This article (part 1 of 2) is based around my final submission from my MSc project that I completed last year(2016).  A lot has changed in Android security landscape since then, however I thought this post would be of interest to those who are looking to undertake a similar project.  In the next few posts I will introduce you to my research, which includes some content from my final paper and project findings.

Project development

The idea for the project came about from a picking up a leaflet from a high street retailer.  The leaflet was encouraging users to scan a QR code, connect to their instore wifi and download a reward card app onto their mobile device in order to receive a discount.
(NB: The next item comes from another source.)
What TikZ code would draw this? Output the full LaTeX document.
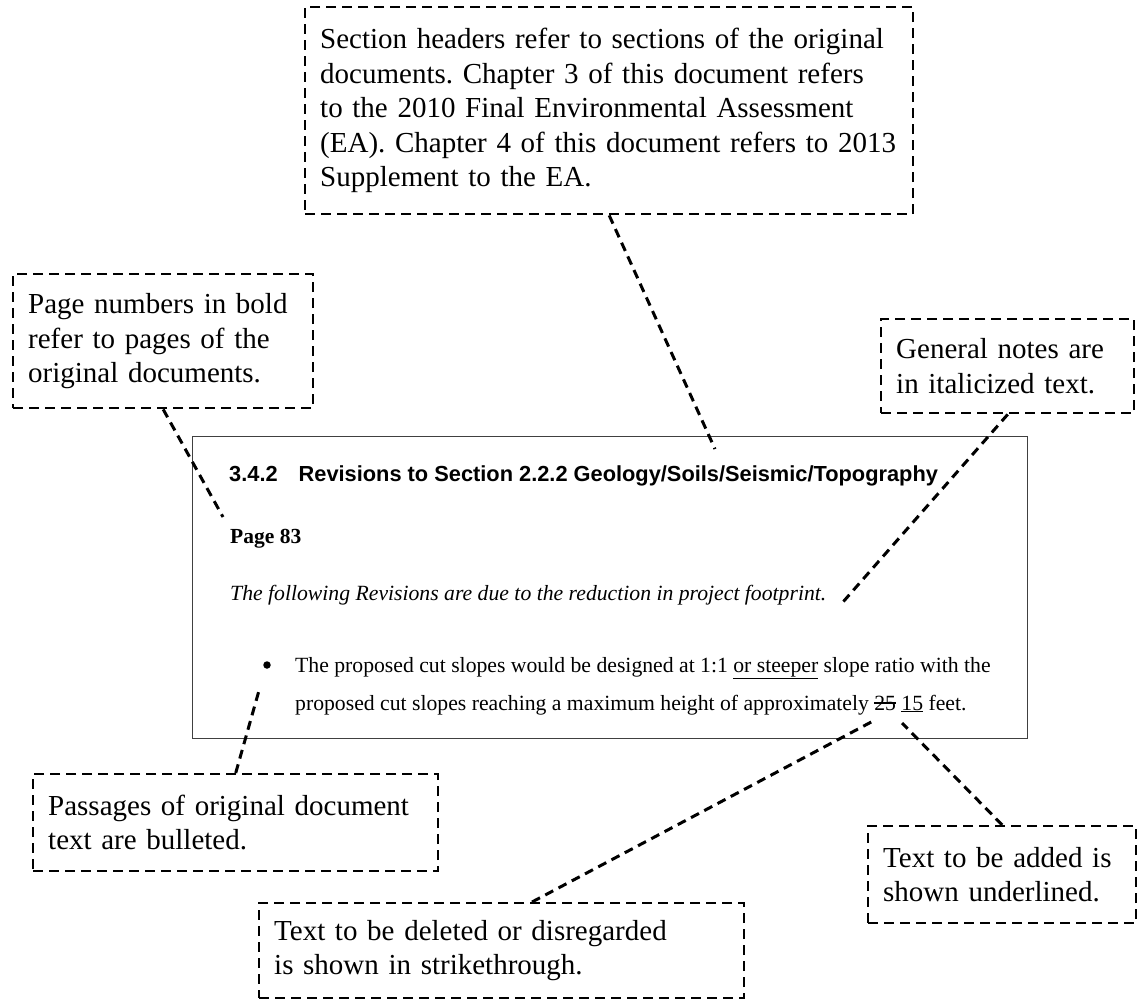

My initial thoughts were how could I use such a scenario and manipulate it to create an environment to attack mobile devices? Some of you may already be asking, why would you want to attack such as device ? To understand this, lets have a quick look at mobile device usage.

Mobile device usage

The rise of mobile device consumption and its subsequent use in    today’s society has seen an increasing trend whereby consumers are moving away  from traditional desktop computing for the consumption of online  content.   Mobile devices can no longer be    thought of as just being a device for   making and receiving phone calls.The modern mobile device offers users a plethora of services and functionality without the physical restrictions that are commonly associated  with desktop computers. The ability to connect, consume and interact with content without physical or locational     boundaries has resulted in users placing a dependency on mobile    devices to carry out and complete both personal and business tasks.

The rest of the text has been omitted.